STJ – A Terceira Turma do Superior Tribunal de Justiça (STJ) negou provimento ao recurso especial do proprietário de um caminhão furtado ao reconhecer a aquisição por usucapião extraordinária em favor de um terceiro, que comprou o veículo de boa-fé e exerceu a posse sobre ele por mais de 20 anos.
O recurso teve origem em ação de reintegração de posse do terceiro adquirente contra o proprietário original, cujo caminhão foi furtado em 1988 e recuperado em 2008. Até ser apreendido, o veículo estava em posse do terceiro, que o comprou de uma pessoa que aparentava ser o dono, por meio de financiamento bancário, e obteve registro no departamento de trânsito, além do licenciamento regular.
O pedido de reintegração foi julgado improcedente em primeiro grau, mas o Tribunal de Justiça de Minas Gerais deu provimento à apelação, ao entendimento de que houve usucapião extraordinária pelo terceiro. No recurso especial, o proprietário original do caminhão sustentou que a proteção possessória deveria ser deferida àquele que provasse a propriedade do veículo e que não seria possível a usucapião em razão da detenção de bem furtado.
Usucapião extraordinária
O relator no STJ, ministro Marco Aurélio Bellizze, lembrou que a Terceira Turma, em acórdão anterior à vigência do Código Civil de 2002, concluiu não ser admissível a usucapião ordinária de veículo furtado, pois a posse a título precário jamais poderia ser transformada em justa, mesmo que o possuidor usucapiente fosse terceiro que desconhecesse a origem dessa posse.
No entanto, para o ministro, o caso em análise amplia o debate, pois trata da possibilidade de aquisição da propriedade de bem móvel por usucapião extraordinária e sua incidência sobre bem objeto de furto.
O relator afirmou que a posse é protegida pelo direito por traduzir a manifestação exterior do direito de propriedade. “Esta proteção prevalecerá, sobrepondo-se ao direito de propriedade, caso se estenda por tempo suficiente previsto em lei, consolidando-se a situação fática que é reconhecida pela comunidade, sem se perquirir sobre as causas do comportamento real do proprietário”, disse.
Além do transcurso do prazo de prescrição aquisitiva, observou Bellizze, a legislação estabelece tão somente que a posse deve ser exercida de forma contínua e sem oposição, conforme os artigos 1.260 e 1.261 do Código Civil de 2002.

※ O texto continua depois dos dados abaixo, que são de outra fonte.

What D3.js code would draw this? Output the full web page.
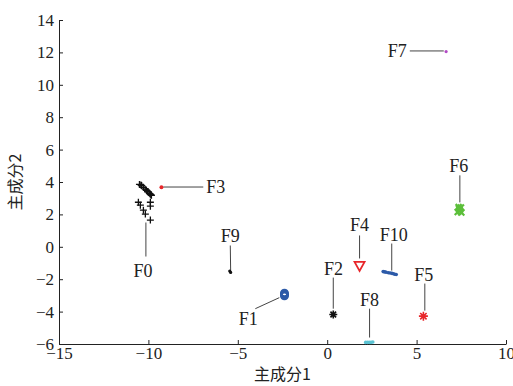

“Nos termos do artigo 1.261, aquele que exercer a posse de bem móvel, ininterrupta e incontestadamente, por cinco anos, adquire a propriedade originária, fazendo sanar todo e qualquer vício anterior”, lembrou o relator.
“Nota-se que não se exige que a posse exercida seja justa, devendo-se atender o critério de boa-fé apenas nas hipóteses da usucapião ordinária, cujo prazo para usucapir é reduzido”, afirmou.
Início da posse
O relator destacou que o artigo 1.208 do Código Civil estabelece que a posse não é induzida por atos violentos ou clandestinos, passando a contar após a cessação de tais vícios. De acordo com ele, o furto é equiparado ao vício da clandestinidade, enquanto o roubo, ao da violência.
“Nesse sentido, é indiscutível que o agente do furto, enquanto não cessada a clandestinidade ou escondido o bem subtraído, não estará no exercício da posse, caracterizando-se assim a mera apreensão física do objeto furtado. Daí porque, inexistindo a posse, também não se dará início ao transcurso do prazo de usucapião”, disse ao destacar que, uma vez cessada a violência ou a clandestinidade, a apreensão física do bem induzirá a posse.
O ministro concluiu que não é suficiente que o bem sub judice seja objeto de crime contra o patrimônio para se generalizar o afastamento da usucapião. Para ele, é imprescindível que se verifique, nos casos concretos, se a situação de clandestinidade cessou, especialmente quando o bem furtado é transferido a terceiros de boa-fé.
“As peculiaridades do caso concreto, em que houve exercício da posse ostensiva de bem adquirido por meio de financiamento bancário com emissão de registro perante o órgão público competente, ao longo de mais de 20 anos, são suficientes para assegurar a aquisição do direito originário de propriedade, sendo irrelevante se perquirir se houve a inércia do anterior proprietário ou se o usucapiente conhecia a ação criminosa anterior a sua posse”, afirmou Bellizze.